Two years later, former Kidder, Peabody investment banker Martin Siegel, who had since moved to rival Drexel Burnham Lambert, pled guilty to selling insider secrets to arbitrageur Ivan Boesky. Siegel's testimony implicated two bankers at Kidder, Peabody; both were arrested, but charges were later dropped. The straw that broke Kidder, Peabody's back was the $350 million in phantom trades posted from 1992 to early 1994 by Jett, the company's Man of the Year and only African-American trader. Hired in 1991 for the company's government bond desk, Jett turned around his mediocre performance late the next year, when a glitch in newly installed software provided an opening for apparent profits.

Jett dealt in U.S. Treasury securities under the Separate Trading of Registered Interest and Principal of Securities (STRIPS) initiative. STRIPS allows traders to separate a bond into its principal and its interest, then trade the two separately. A bond would be stripped for trading, then reconstituted for its maturity date. Since bonds predictably increase in value as they near maturity, the securities market ordinarily offers low profits for low risks.

A quirk in how the software handled “forward settlements”—reconstitutions that were promised now but would take place in the future—allowed Jett to create large apparent profits.

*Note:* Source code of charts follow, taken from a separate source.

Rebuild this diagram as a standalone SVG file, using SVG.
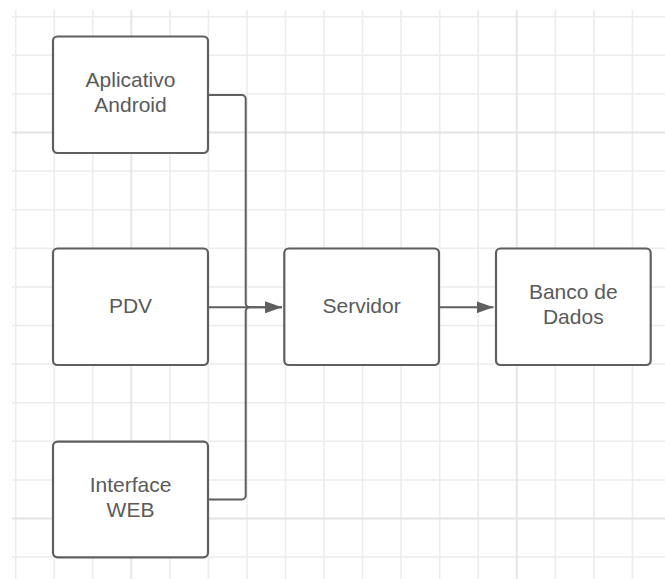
<svg xmlns="http://www.w3.org/2000/svg" width="665" height="579" viewBox="0 0 665 579">
  <style>
    .grid { stroke: #ececec; stroke-width: 1.5; fill: none; }
    .grid-major { stroke: #e4e4e4; stroke-width: 1.8; fill: none; }
    .node rect { fill: #ffffff; stroke: #5f5f5f; stroke-width: 2.2; }
    .node text { font-family: "Liberation Sans", Arial, sans-serif; font-size: 21px; fill: #5a5a5a; text-anchor: middle; }
    .edge { fill: none; stroke: #5f5f5f; stroke-width: 2; }
  </style>
  <defs>
    <marker id="arrow" viewBox="0 0 17 12" refX="17" refY="6" markerWidth="17" markerHeight="12" markerUnits="userSpaceOnUse" orient="auto">
      <path d="M0,0 L17,6 L0,12 Z" fill="#5f5f5f"/>
    </marker>
  </defs>

  <rect width="665" height="579" fill="#ffffff"/>

  <!-- background grid -->
  <g id="grid">
    <path class="grid" d="M15.7,10V579 M54.3,10V579 M92.8,10V579 M169.9,10V579 M208.4,10V579 M247,10V579 M285.5,10V579 M324,10V579 M362.6,10V579 M401.1,10V579 M439.7,10V579 M478.2,10V579 M555.3,10V579 M593.9,10V579 M632.4,10V579
      M12,16.7H665 M12,55.3H665 M12,93.9H665 M12,171.1H665 M12,209.7H665 M12,248.3H665 M12,286.9H665 M12,325.5H665 M12,364.1H665 M12,402.7H665 M12,441.3H665 M12,479.9H665 M12,557.1H665"/>
    <path class="grid-major" d="M131.3,10V579 M516.8,10V579 M12,132.5H665 M12,518.5H665"/>
  </g>

  <!-- connectors -->
  <g id="connectors">
    <path class="edge" d="M208,95 H241.7 A4,4 0 0 1 245.7,99 V303.3 A4,4 0 0 0 249.7,307.3 H282"/>
    <path class="edge" d="M208,499.5 H241.7 A4,4 0 0 0 245.7,495.5 V311.3 A4,4 0 0 1 249.7,307.3"/>
    <path class="edge" d="M208,307.3 H282" marker-end="url(#arrow)"/>
    <path class="edge" d="M439,307.3 H493.5" marker-end="url(#arrow)"/>
  </g>

  <!-- nodes -->
  <g id="aplicativo-android" class="node">
    <rect x="53" y="36.5" width="155" height="116.5" rx="4.5"/>
    <text x="130.5" y="87.3">Aplicativo</text>
    <text x="130.5" y="111.7">Android</text>
  </g>
  <g id="pdv" class="node">
    <rect x="53" y="248.5" width="155" height="116.5" rx="4.5"/>
    <text x="130.5" y="312.7">PDV</text>
  </g>
  <g id="interface-web" class="node">
    <rect x="53" y="441.7" width="155" height="115.6" rx="4.5"/>
    <text x="130.5" y="491.8">Interface</text>
    <text x="130.5" y="516.8">WEB</text>
  </g>
  <g id="servidor" class="node">
    <rect x="284.3" y="248.5" width="154.7" height="116.5" rx="4.5"/>
    <text x="361.6" y="312.7">Servidor</text>
  </g>
  <g id="banco-de-dados" class="node">
    <rect x="496" y="248.5" width="154.7" height="116.5" rx="4.5"/>
    <text x="573.3" y="298.8">Banco de</text>
    <text x="573.3" y="323.5">Dados</text>
  </g>
</svg>
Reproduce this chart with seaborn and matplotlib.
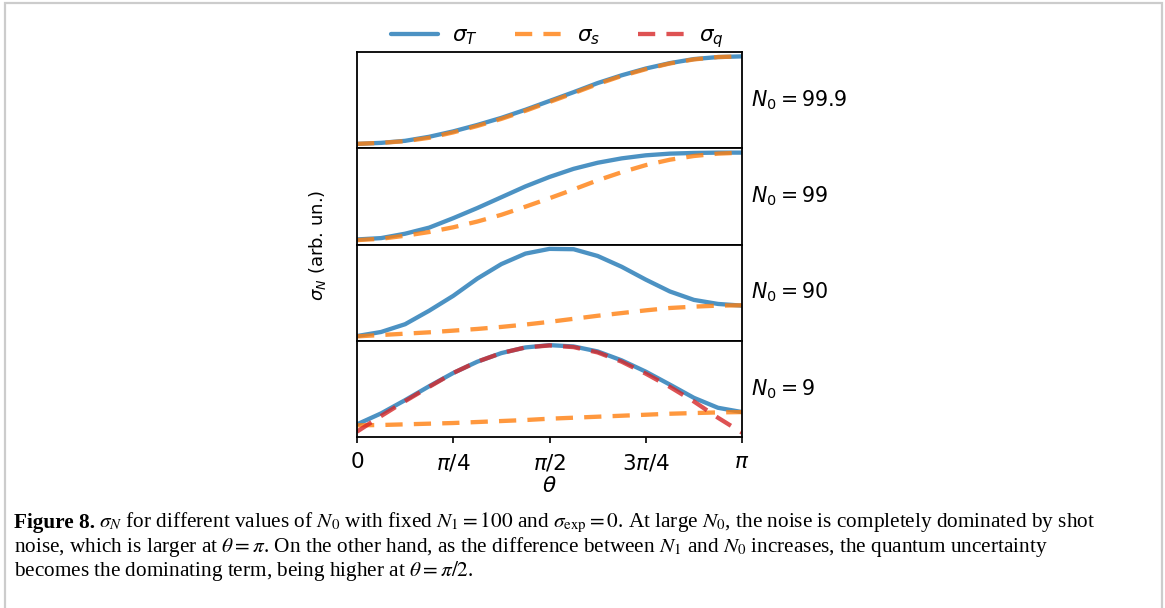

The system recorded a reconstitution as the purchase of a bond immediately and the sale of its related strips on the settlement date. Since the strips are inherently worth more later, this recording method created the illusion of large profits: the further away the settlement date, the larger the profit. However, when the trade was settled, the value of the bond and its strips would be nearly equal; only a small profit from recognizing undervalued strips could actually be realized. A paper profit of $300,000 might dwindle to a real profit of $30,000 at settlement.

By late 1993, Jett was habitually flipping strips: that is, bonds were reconstituted, then stripped again before their settlement dates, resulting in new settlement dates further in the future. The software recorded profits from each transaction, pushing his 1993 profit to over $150 million on a trading position limited to under $15 million. Upon firing Jett in spring 1994, Kidder, Peabody claimed he was a lone wolf who committed fraud to boost his annual performance bonuses. Jett contends he was the cat's paw in a larger scheme to hide Kidder, Peabody's financial position from parent company General Electric (GE), which had acquired an 80 percent share in the investment house shortly before the Boesky scandal. His strips-flipping activities allowed his immediate superior, Ed Cerullo, to keep Kidder, Peabody's over-leveraged position off the books seen by GE. Jett argues that his superiors knew, approved of, even insisted on his activities. They swore to the Securities and Exchange Commission (SEC) that they never looked at his records.